How do you see yourself in ten years’ time?
Ten years from now I would like to be a qualified nurse. I have another four years of study at secondary school and then I would like to take an honours degree in nursing at university. That should take me four years to complete.
Then I would like to do some post-graduate practical training in a hospital, preferably specializing in a particular branch of nursing. As a matter of preference, I would like to specialize in pediatric nursing. By then I should be at the end of the ten-year period.
Having finished training as a nurse, I would then like to obtain a job working overseas as some kind of aid worker. I have not investigated the details of that yet, as such work for me is a long time in the future. There are quite a few organizations, such as the Red Cross, which provide aid to helpless people in disaster areas, war-torn areas and areas where extreme poverty is endemic.
My preference would be to work for an organization the main aim of which is to improve the lives of children. Possible organizations I can think of include Save the Children and UNICEF, both of which specialize in helping children. I am sure there are more.
Like so many other people, I have been appalled by the reports and photographs about the plight of children after disasters such as the Haitian earthquake of January 2010. It is estimated that tens of thousands of children lost their parents then. While their exact number may never be known, many of these orphans were forced to forage for food in the streets of what was already a poor country. The work of aid agencies is absolutely vital in such a situation to prevent more children from dying or leading impoverished, miserable lives.
However, that is not the only kind of fate children in such a situation need to be protected from. They also need to be shielded from the efforts of some of the people who try to help them. In many countries of the world there are couples who are desperate to have children, but who are unable, for one reason or another, to give birth to them. After disasters such as the earthquake in Haiti, many adoption agencies tried to collect children and send them overseas to be adopted. The children were then separated from any remaining members of their family and from their culture and way of life. Aid agencies can make efforts to stop this happening ever again.
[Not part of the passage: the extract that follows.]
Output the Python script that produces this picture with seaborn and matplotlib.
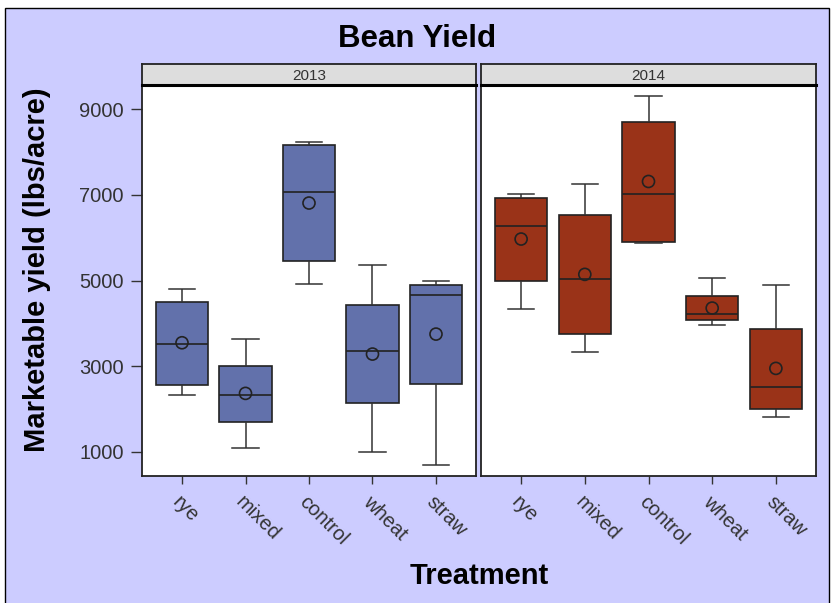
import numpy as np
import pandas as pd
import matplotlib
matplotlib.use("Agg")
import matplotlib.pyplot as plt
from matplotlib.patches import Rectangle
import seaborn as sns

# ---- data ----
treatments = ["rye", "mixed", "control", "wheat", "straw"]
years = ["2013", "2014"]

min_2013 = [2334, 1097, 4910, 1004, 694]
q1_2013 = [2560, 1704, 5461, 2133, 2590]
med_2013 = [3524, 2334, 7071, 3354, 4653]
q3_2013 = [4504, 3004, 8168, 4420, 4900]
max_2013 = [4793, 3634, 8223, 5360, 4987]
mean_2013 = [3548, 2367, 6807, 3284, 3750]

min_2014 = [4334, 3323, 5873, 3953, 1814]
q1_2014 = [4994, 3750, 5890, 4070, 1994]
med_2014 = [6270, 5026, 7017, 4210, 2507]
q3_2014 = [6931, 6527, 8690, 4646, 3874]
max_2014 = [7017, 7250, 9296, 5050, 4900]
mean_2014 = [5967, 5143, 7310, 4357, 2950]

yticks = [1000, 3000, 5000, 7000, 9000]

stats = {
    "2013": (min_2013, q1_2013, med_2013, q3_2013, max_2013, mean_2013),
    "2014": (min_2014, q1_2014, med_2014, q3_2014, max_2014, mean_2014),
}
colors = {"2013": "#6271AB", "2014": "#9A3318"}

FONT = ["Liberation Sans", "DejaVu Sans"]
plt.rcParams["font.family"] = FONT

W, H = 833, 603
fig = plt.figure(figsize=(W / 100, H / 100), dpi=100, facecolor="white")
fig.patches.append(Rectangle((5 / W, -0.01), (829 - 5) / W, (603 - 8) / H + 0.01,
                             transform=fig.transFigure, facecolor="#CCCCFF",
                             edgecolor="black", linewidth=1.0, zorder=-10))

edge = "#222222"
panels = [(142, 476), (481, 816)]
top_px, bot_px, strip_top = 85, 476, 64

for i, (yr, (x0, x1)) in enumerate(zip(years, panels)):
    ax = fig.add_axes([x0 / W, (H - bot_px) / H, (x1 - x0) / W, (bot_px - top_px) / H])
    ax.set_facecolor("white")
    mn, q1, md, q3, mx, mean = stats[yr]
    df = pd.DataFrame({
        "Treatment": np.repeat(treatments, 5),
        "Yield": np.ravel(np.column_stack([mn, q1, md, q3, mx])),
    })
    sns.boxplot(data=df, x="Treatment", y="Yield", order=treatments, ax=ax,
                color=colors[yr], saturation=1, width=0.82, whis=np.inf,
                linewidth=1.2, linecolor=edge, showfliers=False,
                boxprops=dict(edgecolor=edge),
                medianprops=dict(color=edge, linewidth=1.2),
                whiskerprops=dict(color="#333333", linewidth=1.1),
                capprops=dict(color="#333333", linewidth=1.1))
    ax.scatter(np.arange(len(treatments)), mean, s=75, facecolors="none",
               edgecolors=edge, linewidths=1.2, zorder=5)
    ax.set_xlim(-0.63, 4.63)
    ax.set_ylim(440, 9560)
    ax.set_xlabel("")
    ax.set_ylabel("")
    for sp in ax.spines.values():
        sp.set_color("#222222")
        sp.set_linewidth(1.3)
    ax.tick_params(axis="x", length=6, width=1, color="#333333", pad=6)
    ax.set_xticks(range(len(treatments)))
    ax.set_xticklabels(treatments, rotation=-45, ha="left", va="top",
                       rotation_mode="anchor", fontsize=14.5, color="#333333")
    if i == 0:
        ax.set_yticks(yticks)
        ax.set_yticklabels([str(t) for t in yticks], fontsize=14.5, color="#333333")
        ax.tick_params(axis="y", length=8, width=1, color="#333333", pad=5)
    else:
        ax.set_yticks([])

    # strip
    sax = fig.add_axes([x0 / W, (H - top_px) / H, (x1 - x0) / W, (top_px - strip_top) / H])
    sax.set_facecolor("#DDDDDD")
    sax.set_xticks([])
    sax.set_yticks([])
    for sp in sax.spines.values():
        sp.set_color("#222222")
        sp.set_linewidth(1.3)
    sax.spines["bottom"].set_linewidth(2.2)
    sax.spines["bottom"].set_color("black")
    sax.text(0.5, 0.45, yr, transform=sax.transAxes, ha="center", va="center",
             fontsize=11, color="#333333")

fig.text(417.5 / W, 1 - 39 / H, "Bean Yield", ha="center", va="center",
         fontsize=22.5, fontweight="bold", color="black")
fig.text(479 / W, 1 - 576 / H, "Treatment", ha="center", va="center",
         fontsize=21, fontweight="bold", color="black")
fig.text(37 / W, 1 - 270 / H, "Marketable yield (lbs/acre)", ha="center", va="center",
         rotation=90, fontsize=21, fontweight="bold", color="black")

fig.savefig("out.png", dpi=100, facecolor=fig.get_facecolor())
Yet it is not only in times of natural disaster or war that children need help. In parts of Africa a great many babies die at birth. Many of those children who do not die at birth live only a few months or years. They may be born with AIDS, or they may get a disease that would be treatable elsewhere or avoidable by being given a vaccine. Tragically, many of those who do live may still die of malnutrition. Again, aid agencies can help to prevent this. They can more easily obtain funds and recruit aid workers to provide a better future for these children, although this is an ambitious but extremely difficult programme to undertake.
My response to the plight of such children is not just a sentimental one. I genuinely would like to help them. Of course, we can all make donations of money to support the work of the agencies, according to our means, but I feel the need to offer practical assistance.
I am thinking of taking a gap year between school and university to do some voluntary work overseas with an aid agency, if that is possible. I would then have more of an idea of the kind of work I want to be doing in ten years’ time.